Fifth, SIFE Nottingham has decided to do a project in Sri Lanka. Here’s the blurb on the email that they sent:

A group of 13 SIFE Nottingham students returned from Sri Lanka 4 weeks ago. To summarise our project, Future for Jaffna is a charitable organisation established under a trust deed. We aim to empower widows of the civil war in North Sri Lanka to create their own businesses, ranging from food processing to sewing and tailoring businesses. The ultimate aim is to establish a community and entrepreneurial/business centre in Jaffna, where the widows can sell their products, and where people can receive help in setting up their own business. Finally, we are looking into an environmental sub-project, mobilising rural communities through the production of biofuels.
We are partnering with a local charity, CORD Sri Lanka who monitor livelihood projects with widows. Their widows receive funding via a rigid scheme from the Bank of Ceylon; we do have more specific details on this scheme.
We require funding for the business start-ups for Future for Jaffna to be successful. This may be via a local bank, offering an independent finance scheme, or through raising funds through sponsorship and donations, and setting up a microfinance scheme. A key objective for us is to raise £5,000, at which point we will meet the £5,000 income requirement for registration by the Charity Commission, opening the floodgates to funding opportunities.

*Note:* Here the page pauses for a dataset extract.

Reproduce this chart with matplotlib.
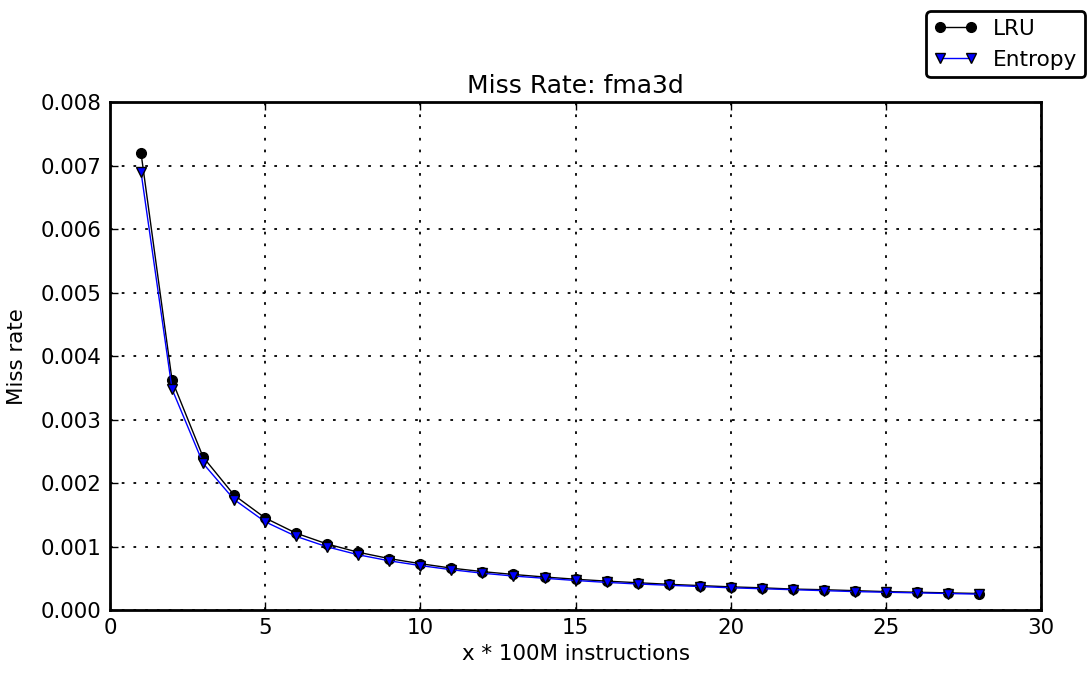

So I have got them hooked up with some of my colleagues in Sri Lanka. I think this should be a good thing to help push forward. Still under discussion on how exactly the firm can help them but broadly, i think we could provide advisory services to these poor ladies. I didn't know we were the only international firm operating there. Good stuff, makes me proud to work for such a nice firm.

I love September, after the hiatus of the Summer, its good to get back in track.